New study finds that bat-eating spiders are everywhere

Posted By KATE STANTON, UPI.com   |   March 17, 2013 at 9:36 AM   |   Comments

March 17 (UPI) -- If there were ever a time to consider moving to Antarctica, it's now.

In a new study published March 13, researchers surveyed scientific journals, blogs and even Flickr for accounts of spiders killing and eating bats. They found 52 incidents of spiders munching on bats -- an animal with few other natural enemies -- on every continent except Antarctica.
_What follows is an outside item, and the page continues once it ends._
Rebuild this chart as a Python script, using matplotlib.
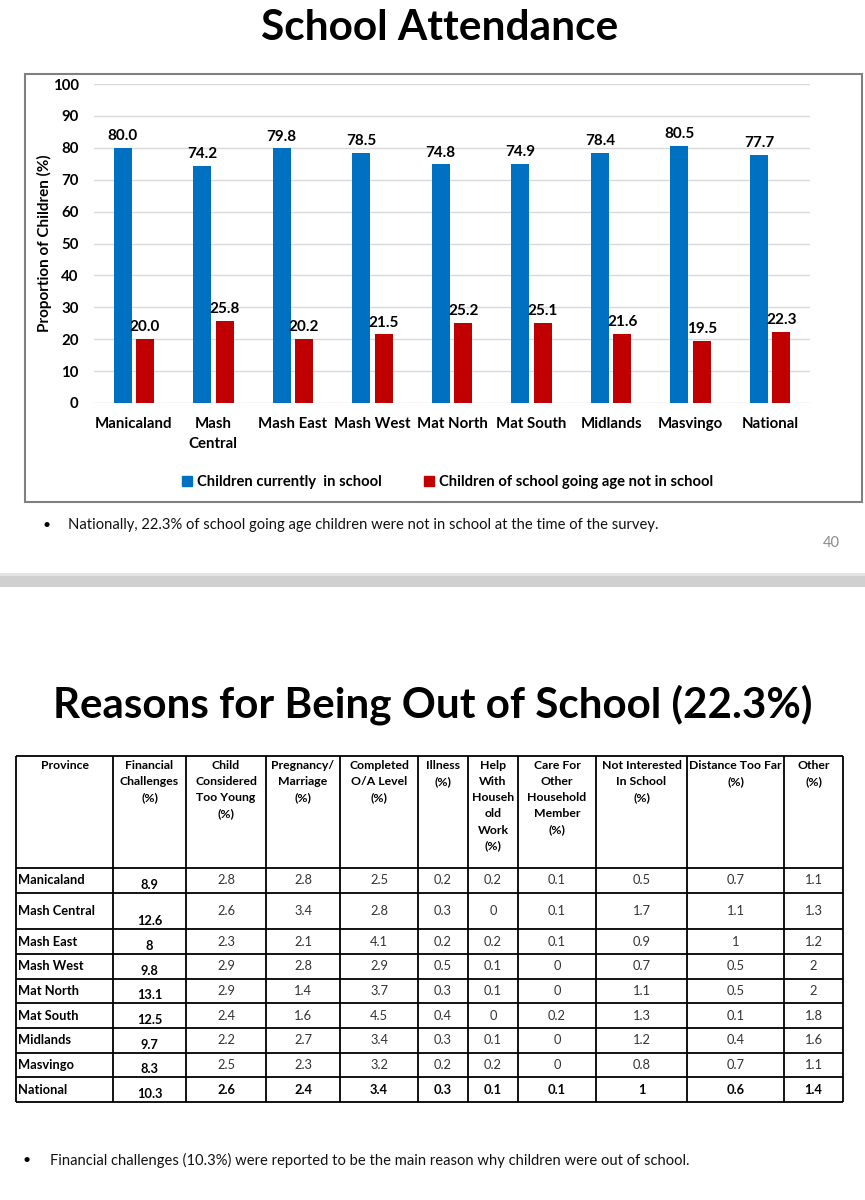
import matplotlib
matplotlib.use("Agg")
import matplotlib.pyplot as plt
import numpy as np
from matplotlib.patches import Rectangle, Patch

plt.rcParams['font.family'] = ['Lato', 'DejaVu Sans']

W, H = 865, 1200

# ---- School attendance chart data
tick_labels = ["Manicaland", "Mash\nCentral", "Mash East", "Mash West", "Mat North",
               "Mat South", "Midlands", "Masvingo", "National"]
in_school = [80.0, 74.2, 79.8, 78.5, 74.8, 74.9, 78.4, 80.5, 77.7]
not_in_school = [20.0, 25.8, 20.2, 21.5, 25.2, 25.1, 21.6, 19.5, 22.3]
series_names = ["Children currently  in school", "Children of school going age not in school"]

# ---- Reasons table data
provinces = ["Manicaland", "Mash Central", "Mash East", "Mash West", "Mat North",
             "Mat South", "Midlands", "Masvingo", "National"]
headers = ["Province", "Financial\nChallenges\n(%)", "Child\nConsidered\nToo Young\n(%)",
           "Pregnancy/\nMarriage\n(%)", "Completed\nO/A Level\n(%)", "Illness\n(%)",
           "Help\nWith\nHouseh\nold\nWork\n(%)", "Care For\nOther\nHousehold\nMember\n(%)",
           "Not Interested\nIn School\n(%)", "Distance Too Far\n(%)", "Other\n(%)"]
financial = [8.9, 12.6, 8, 9.8, 13.1, 12.5, 9.7, 8.3, 10.3]
too_young = [2.8, 2.6, 2.3, 2.9, 2.9, 2.4, 2.2, 2.5, 2.6]
pregnancy = [2.8, 3.4, 2.1, 2.8, 1.4, 1.6, 2.7, 2.3, 2.4]
completed = [2.5, 2.8, 4.1, 2.9, 3.7, 4.5, 3.4, 3.2, 3.4]
illness = [0.2, 0.3, 0.2, 0.5, 0.3, 0.4, 0.3, 0.2, 0.3]
household_work = [0.2, 0, 0.2, 0.1, 0.1, 0, 0.1, 0.2, 0.1]
care_member = [0.1, 0.1, 0.1, 0, 0, 0.2, 0, 0, 0.1]
not_interested = [0.5, 1.7, 0.9, 0.7, 1.1, 1.3, 1.2, 0.8, 1]
distance = [0.7, 1.1, 1, 0.5, 0.5, 0.1, 0.4, 0.7, 0.6]
other = [1.1, 1.3, 1.2, 2, 2, 1.8, 1.6, 1.1, 1.4]
reason_cols = [financial, too_young, pregnancy, completed, illness, household_work,
               care_member, not_interested, distance, other]

BLUE = "#0070C0"
RED = "#C00000"

fig = plt.figure(figsize=(W / 100, H / 100), dpi=100)

# page axes in pixel coordinates for the slide decorations and the table
page = fig.add_axes([0, 0, 1, 1])
page.set_xlim(0, W)
page.set_ylim(H, 0)
page.axis('off')


def fax(x0, y0, x1, y1):
    return [x0 / W, 1 - y1 / H, (x1 - x0) / W, (y1 - y0) / H]


# ---------------- slide 1 ----------------
page.text(440, 28, "School Attendance", ha='center', va='center', fontsize=30.5, fontweight='bold')
page.add_patch(Rectangle((25, 74), 837, 428, fill=False, ec='#808080', lw=1.5))

ax = fig.add_axes(fax(94, 84, 810, 403))
ax.patch.set_alpha(0)
x = np.arange(len(tick_labels))
bw = 0.226
b1 = ax.bar(x - 0.141, in_school, bw, color=BLUE, zorder=3)
b2 = ax.bar(x + 0.141, not_in_school, bw, color=RED, zorder=3)
for bars, vals in ((b1, in_school), (b2, not_in_school)):
    for rect, v in zip(bars, vals):
        ax.annotate(f"{v:.1f}", (rect.get_x() + rect.get_width() / 2, v), xytext=(0, 3.5),
                    textcoords='offset points', ha='center', va='bottom',
                    fontsize=11, fontweight='bold')

ax.set_xlim(-0.5, len(tick_labels) - 0.5)
ax.set_ylim(0, 100)
ax.set_yticks(range(0, 101, 10))
ax.set_xticks(x)
ax.set_xticklabels(tick_labels, fontsize=10.8, fontweight='bold', linespacing=1.55)
for lab in ax.get_yticklabels():
    lab.set_fontweight('bold')
    lab.set_fontsize(10.8)
ax.tick_params(axis='y', length=0, pad=11)
ax.tick_params(axis='x', length=0, pad=10)
ax.grid(axis='y', color='#d9d9d9', lw=1, zorder=0)
for s in ax.spines.values():
    s.set_visible(False)
ax.set_ylabel("Proportion of Children (%)", fontsize=11, fontweight='bold')
ax.yaxis.set_label_coords(-0.058, 0.5)

handles = [Patch(color=BLUE), Patch(color=RED)]
ax.legend(handles, series_names, loc='center', bbox_to_anchor=(447.5 / W, 1 - 482 / H),
          bbox_transform=fig.transFigure, ncol=2, frameon=False, handlelength=0.7,
          handleheight=0.7, handletextpad=0.3, columnspacing=2.9,
          prop={'weight': 'bold', 'size': 10.6})

page.text(47, 525, "\u2022", ha='center', va='center', fontsize=10)
page.text(68, 525, "Nationally, 22.3% of school going age children were not in school at the time of the survey.",
          ha='left', va='center', fontsize=10.6, color='#111111')
page.text(840, 543, "40", ha='right', va='center', fontsize=10.5, color='#8c8c8c')

# slide separator
page.add_patch(Rectangle((0, 573), W, 14, color='#d0d0d0', lw=0))
page.add_patch(Rectangle((0, 573), W, 3, color='#e2e2e2', lw=0))

# ---------------- slide 2 ----------------
page.text(433, 705, "Reasons for Being Out of School (22.3%)", ha='center', va='center',
          fontsize=30.3, fontweight='bold')

col_edges = [16, 113, 186, 266, 340, 418, 468, 518, 596, 687, 784, 843]
row_edges = [756, 868, 893, 929, 954, 979, 1003, 1028, 1053, 1077, 1102]

page.hlines(row_edges, col_edges[0], col_edges[-1], color='black', lw=1.3)
page.vlines(col_edges, row_edges[0], row_edges[-1], color='black', lw=1.3)

for j, head in enumerate(headers):
    cx = (col_edges[j] + col_edges[j + 1]) / 2
    page.text(cx, 760, head, ha='center', va='top', fontsize=8.8, fontweight='bold',
              linespacing=1.57)

for i, prov in enumerate(provinces):
    top, bot = row_edges[i + 1], row_edges[i + 2]
    cy = (top + bot) / 2
    national = prov == "National"
    page.text(col_edges[0] + 2, cy, prov, ha='left', va='center', fontsize=9.3,
              fontweight='bold')
    for j, col in enumerate(reason_cols):
        cx = (col_edges[j + 1] + col_edges[j + 2]) / 2
        txt = f"{col[i]:g}"
        if j == 0:
            page.text(cx, bot - 2, txt, ha='center', va='bottom', fontsize=9.3,
                      fontweight='bold')
        else:
            page.text(cx, cy, txt, ha='center', va='center', fontsize=9.3,
                      fontweight='bold' if national else 'normal',
                      color='black' if national else '#333333')

page.text(27, 1160, "\u2022", ha='center', va='center', fontsize=10)
page.text(50, 1160, "Financial challenges (10.3%) were reported to be the main reason why children were out of school.",
          ha='left', va='center', fontsize=10.6, color='#111111')

fig.savefig("out.png", dpi=100, facecolor='white')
Researchers concluded that spiders consume bats more frequently that previously thought.

Dead bat (Rhinolophus cornutus orii) caught in the web of a female Nephila pilipes on Amami-Oshima Island, Japan (Photo by Yasunori Maezono, Kyoto University, Japan).

While most incidents involved web-building spiders in the tropics and warmer climates, the scientists also reported an "attempt by a large fishing spider Dolomedes triton (Pisauridae) to kill a bat pup...below a bridge in Indiana."

In other incidences, orb-weaving spiders have been known to block the entrances to bat caves in southeast Asia and the tropics.

Huntsmans and tarantulas -- spiders that hunt for their prey rather than waiting for them to fly into a web -- have been spotted eating small bats that have fallen to the ground.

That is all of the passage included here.